It's an issue that's been on the minds of residents of one Bay county neighborhood for weeks. Ever since the Panama City commission voted to buy land for a community resource center to serve the homeless, residents of the Cherokee Heights neighborhood have had many questions and concerns.
Saturday, residents got together at a neighborhood cookout, where there was more than food on the menu. Setting up shop in the Tommy Smith Elementary School parking lot, dozens of neighbors sounded off questions to one another about the proposed location of the community resource center.
"We're not opposed to the rescue mission, or the resource center," says Jeff Payne, one who helped organize Saturday's cookout. However, the proposed location of the resource center is another story.
Last month, Panama City Commissioners announced plans to buy this land off Star Avenue and use it for the community resource center. It's an issue Cherokee Heights residents say hits too close to home.
"My main concern is the safety for the residents and more specifically for the children in the neighborhood," says Wendi Ringenberg. "It's a very densely populated residential area, with two large schools."
As long as the weather is good, Ringenberg chooses to walk her 9 year old son to Tommy Smith Elementary everyday.

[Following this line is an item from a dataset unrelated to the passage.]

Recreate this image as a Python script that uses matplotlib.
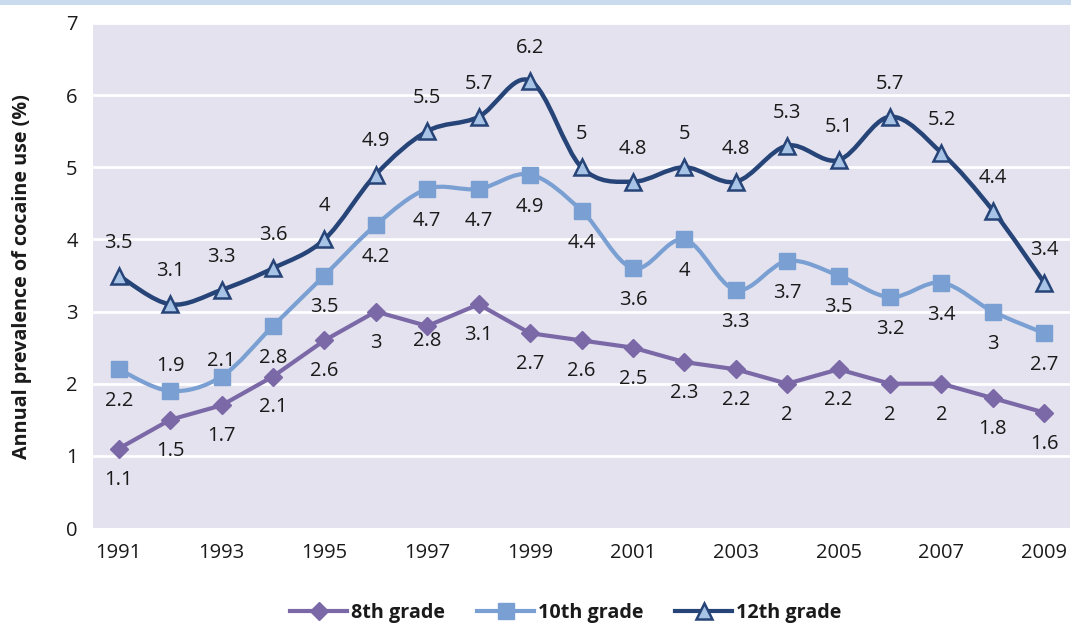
#!/usr/bin/env python3

"""
Annual prevalence of cocaine use by grade, 1991-2009
"""

import numpy as np
import matplotlib.pyplot as plt
from matplotlib.path import Path
from matplotlib.patches import PathPatch, Rectangle
from matplotlib.lines import Line2D

plt.rcParams['font.family'] = ['Open Sans', 'DejaVu Sans']

# Data
years = list(range(1991, 2010))
grade8 = [1.1, 1.5, 1.7, 2.1, 2.6, 3.0, 2.8, 3.1, 2.7, 2.6,
          2.5, 2.3, 2.2, 2.0, 2.2, 2.0, 2.0, 1.8, 1.6]
grade10 = [2.2, 1.9, 2.1, 2.8, 3.5, 4.2, 4.7, 4.7, 4.9, 4.4,
           3.6, 4.0, 3.3, 3.7, 3.5, 3.2, 3.4, 3.0, 2.7]
grade12 = [3.5, 3.1, 3.3, 3.6, 4.0, 4.9, 5.5, 5.7, 6.2, 5.0,
           4.8, 5.0, 4.8, 5.3, 5.1, 5.7, 5.2, 4.4, 3.4]
series_names = ['8th grade', '10th grade', '12th grade']

# Colours
c8 = '#7b69a7'
c10 = '#7a9fd2'
c12 = '#264478'
tri_fill = '#a7c3e5'
bg = '#e3e2ee'
txt = '#1a1a1a'

fs_tick = 14.5
fs_lab = 14.5


def smooth_path(x, y):
    """Excel-like smoothed line (Catmull-Rom as cubic Bezier)"""
    pts = np.column_stack([x, y]).astype(float)
    n = len(pts)
    verts = [pts[0]]
    codes = [Path.MOVETO]
    for i in range(n - 1):
        p0 = pts[i - 1] if i > 0 else pts[i]
        p1 = pts[i]
        p2 = pts[i + 1]
        p3 = pts[i + 2] if i + 2 < n else pts[i + 1]
        verts += [p1 + (p2 - p0) / 6, p2 - (p3 - p1) / 6, p2]
        codes += [Path.CURVE4] * 3
    return Path(verts, codes)


fig = plt.figure(figsize=(10.71, 6.28), dpi=100)
fig.patches.append(Rectangle((0, 1 - 5 / 628), 1, 5 / 628, transform=fig.transFigure,
                             facecolor='#cbdbee', edgecolor='none'))

ax = fig.add_axes([93 / 1071, 1 - 528 / 628, 977 / 1071, 505 / 628])
ax.set_facecolor(bg)
for s in ax.spines.values():
    s.set_visible(False)
ax.set_xlim(1990.5, 2009.5)
ax.set_ylim(0, 7)
ax.set_yticks(range(0, 8))
ax.set_xticks(years[::2])
ax.tick_params(length=0, labelsize=fs_tick, colors=txt)
ax.tick_params(axis='x', pad=11)
ax.tick_params(axis='y', pad=11)
for yv in range(1, 8):
    ax.axhline(yv, color='white', lw=2, zorder=1)

# 8th grade: straight segments
ax.plot(years, grade8, color=c8, lw=3, marker='D', markersize=9,
        markerfacecolor=c8, markeredgecolor=c8, zorder=3, solid_joinstyle='round')

# 10th and 12th grade: smoothed
ax.add_patch(PathPatch(smooth_path(years, grade10), facecolor='none', edgecolor=c10,
                       lw=3, zorder=4, joinstyle='round', capstyle='round'))
ax.plot(years, grade10, linestyle='none', marker='s', markersize=11,
        markerfacecolor=c10, markeredgecolor=c10, zorder=5)

ax.add_patch(PathPatch(smooth_path(years, grade12), facecolor='none', edgecolor=c12,
                       lw=3.2, zorder=6, joinstyle='round', capstyle='round'))
ax.plot(years, grade12, linestyle='none', marker='^', markersize=12,
        markerfacecolor=tri_fill, markeredgecolor=c12, markeredgewidth=1.8, zorder=7)

# Data labels (pixel offsets)
off8 = {1997: -15}
off10 = {1992: 25, 1993: 15}
for yr, v in zip(years, grade8):
    ax.annotate(f'{v:g}', (yr, v), xytext=(0, off8.get(yr, -31)), textcoords='offset pixels',
                ha='center', va='center', fontsize=fs_lab, color=txt, zorder=8)
for yr, v in zip(years, grade10):
    ax.annotate(f'{v:g}', (yr, v), xytext=(0, off10.get(yr, -32)), textcoords='offset pixels',
                ha='center', va='center', fontsize=fs_lab, color=txt, zorder=8)
for yr, v in zip(years, grade12):
    ax.annotate(f'{v:g}', (yr, v), xytext=(0, 33), textcoords='offset pixels',
                ha='center', va='center', fontsize=fs_lab, color=txt, zorder=8)

fig.text(22 / 1071, 1 - 277 / 628, 'Annual prevalence of cocaine use (%)', rotation=90,
         ha='center', va='center', fontsize=14.2, fontweight='bold', color=txt)

handles = [
    Line2D([], [], color=c8, lw=3, marker='D', markersize=9, markerfacecolor=c8),
    Line2D([], [], color=c10, lw=3, marker='s', markersize=11, markerfacecolor=c10),
    Line2D([], [], color=c12, lw=3, marker='^', markersize=12, markerfacecolor=tri_fill,
           markeredgecolor=c12, markeredgewidth=1.8),
]
leg = fig.legend(handles, series_names, loc='center', ncol=3, frameon=False,
                 bbox_to_anchor=(566 / 1071, 1 - 613 / 628),
                 prop={'weight': 'bold', 'size': 14.2}, handlelength=2.9,
                 handletextpad=0.2, columnspacing=1.6)
for t in leg.get_texts():
    t.set_color(txt)

plt.savefig('out.png', dpi=100)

"I do not feel like it is an appropriate location and really to me, the only question is what are the other sites you've considered?"
Payne says it's not the homeless that worry him. "Not necessarily for the people who are trying to get a hand up, it's the people who are may be getting turned away from the center," says Payne. They need a place to go, and this is the closest place they coiuld make it to."
Payne and other residents say building a site so close to a residential neighborhood just doesnt' make sense...for them, or the homeless.
"It's bad for the people it will service," says Payne. "The people who need help need to be closer to town, closer to jobs, closer to stores, closer to resources. The resources aren't out here."
"Safety and security is number one," says Freddie Kinard, a father of two teenage girls. "I hate to see it ruined because of a resource center that should be in the city, not out here in the county."
One of the newest to the neighborhood, Michelle Spencer says, "We would love to throw our support behind a better more appropriate location."
Payne pushed for another meeting this week with the Panama City commission in search for answers to the many questions they have. About twenty Cherokee Heights residents will meet with City commissioner John Kady on Wednesday in hopes of getting some answers.